As I lurk behind the rear exits of the Sheffield University Advanced Manufacturing Research Centre, hoping to be bombarded by stray nuclear rays, people often say to me, "But, Steve, given that Britain had a flourishing and honourable comic book tradition of its own, just why did you start reading American comics?"
Well, I could lie and say it's because, at the age of eight, I was attracted by the Nietzschean overtones of the super-hero genre, mixed with a need to contemplate just what the effect would be upon any society that is suddenly exposed to the emergence of a new breed of super-men, but the truth is it was because I liked the bright and colourful costumes.
I know this because my main memory of every single super-hero comic that I encountered during that initial spell of reading them, in the summer of 1972, is what I thought of the costumes.
The first super-hero comic I can remember owning was Amazing Spider-Man Annual #6 and the thing that had made me want to have it was the sheer red and blue webbiness of Spider-Man's outfit.
Shortly after that, I picked up my first issue of Batman whose main appeal was down to his bat ears, the arches at the base of his cape and the bendy spikes sticking out of his gloves.
Around the same time, I got an issue of The Flash. His predominant allure to me was that he had lightning sticking out of his boots, wings sticking out of his head and he somehow managed to store his costume in a ring on his finger.
The appeal of Captain America in my first exposure to him was not the fact that he was fighting a talking gorilla but that he was wearing the American flag and had wings sticking out of his head.
The appeal of Superman was the big "S" on his chest, and his boots.
The first issue of The X-Men that I ever read impressed me by featuring the Angel vs Red Raven. I could claim to have been gripped by the pulse-pounding drama of such a meeting but the reality is that what most gripped me was that the Angel's costume was yellow with red bits and Red Raven's costume was red with yellow bits, meaning that they, to some degree, mirrored each other.
Likewise, my first ever issue of Teen Titans impressed me mostly because Kid Flash had a costume whose colours partially reversed those worn by adult Flash.
I suppose I should also acknowledge that wings featured a fair amount in the physical appearance of a whole bunch of these characters. Whether that was coincidence or whether a subconscious desire to fly meant I was drawn to winged characters, I could not say.
Interestingly, only weeks after this comic-buying splurge began, I got my first issue of Mighty World of Marvel. Of the three strips printed in it, only one - Spider-Man - featured a costumed hero. The Hulk just ran around in his trousers, while the Fantastic Four were, at this stage, still operating in their normal everyday clothes. What gripped me about those tales was that they dealt with alien invaders and thus created a sense of a world in permanent danger.
It seems that, in mere weeks, I had evolved from liking super-heroes purely because of their costumes to liking them for how dark and menacing their world was.
Interestingly, I don't think that, at this point, I had any great interest in their powers.

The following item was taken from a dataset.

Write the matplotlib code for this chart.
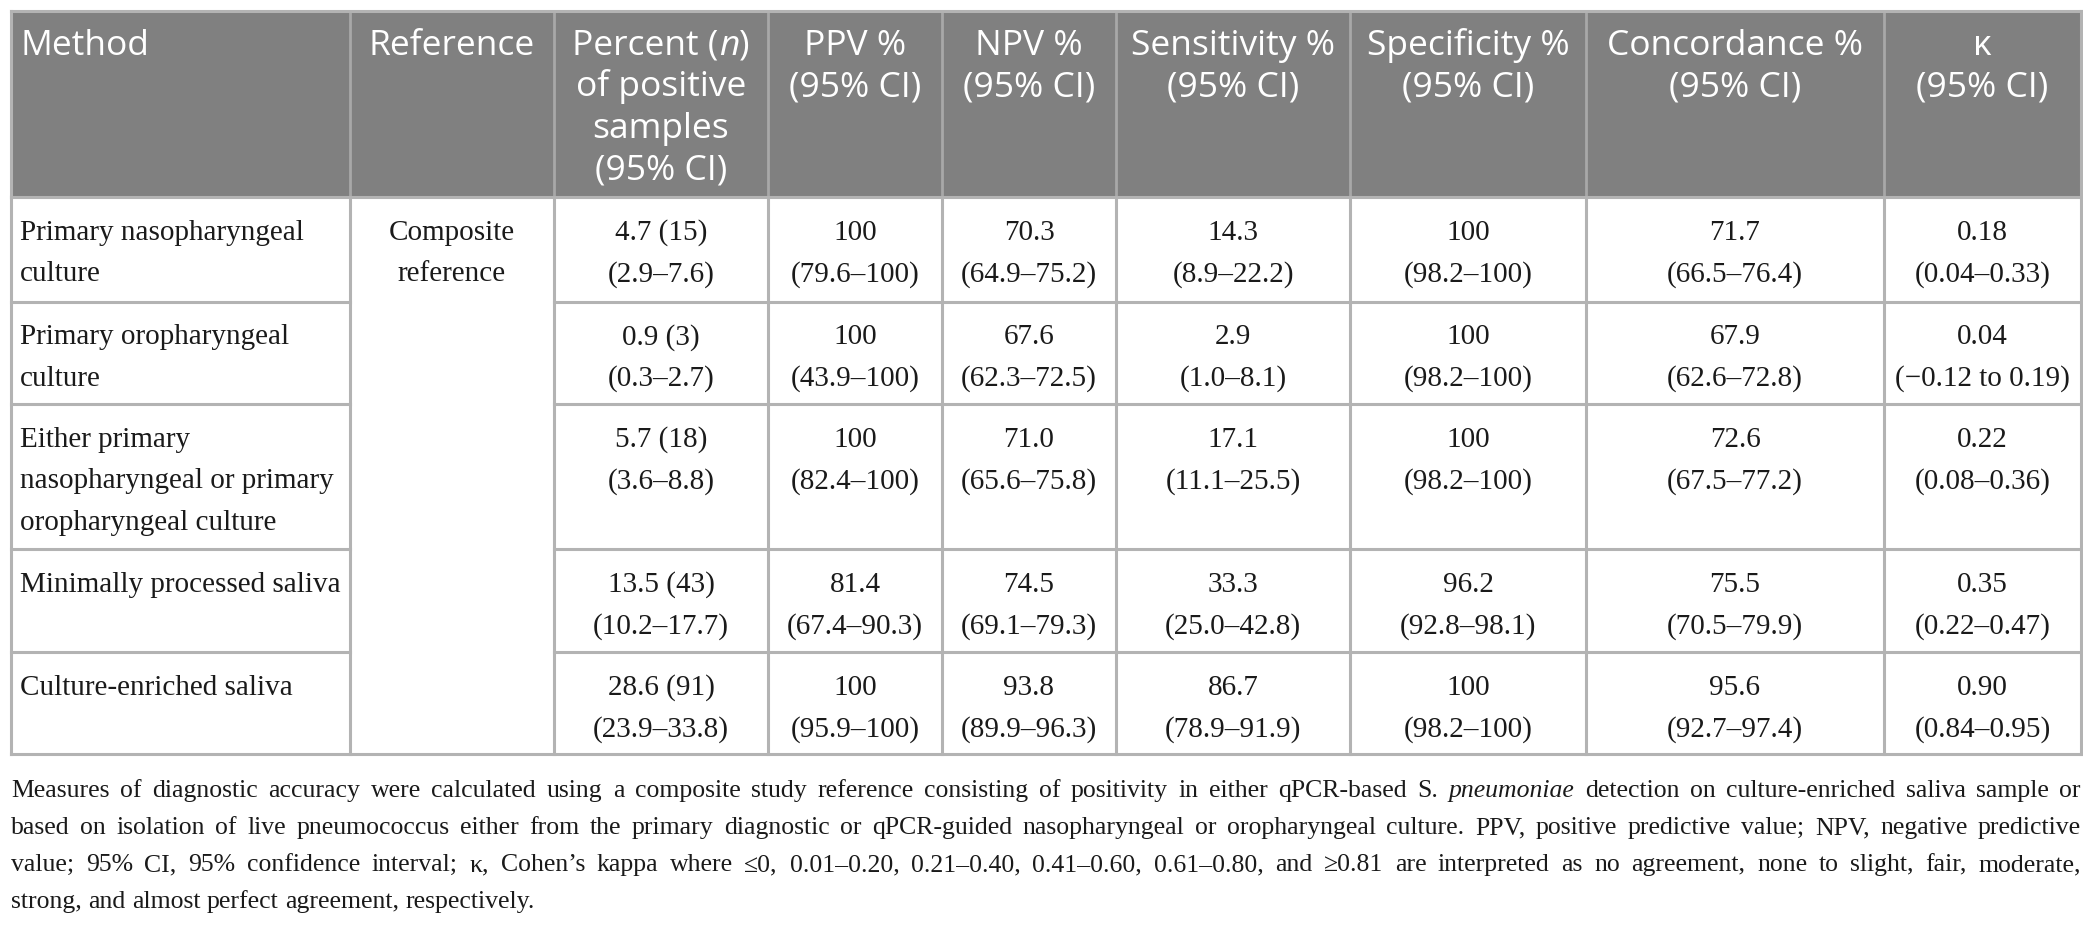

The one exception to that was Mr Fantastic. That issue's Spider-Man tale featured the wondrous wall-crawler's early, failed, attempt to join the Fantastic Four and, while the Invisible Girl, Human Torch and Thing's powers didn't mean anything much to me, I do remember being highly impressed by the visual strangeness of Reed Richard's stretching prowess.
So, there you have it; if you ever want to create a comic that's irresistible to eight year olds, start off by giving everyone brightly coloured costumes with wings, then, after two issues, switch to doing "B" movie sci-fi plots involving alien invasion and, from then on, fill every issue with men who can stretch like elastic. My experience as an eight year old suggests that, for a child, this is an unbeatable chain of events.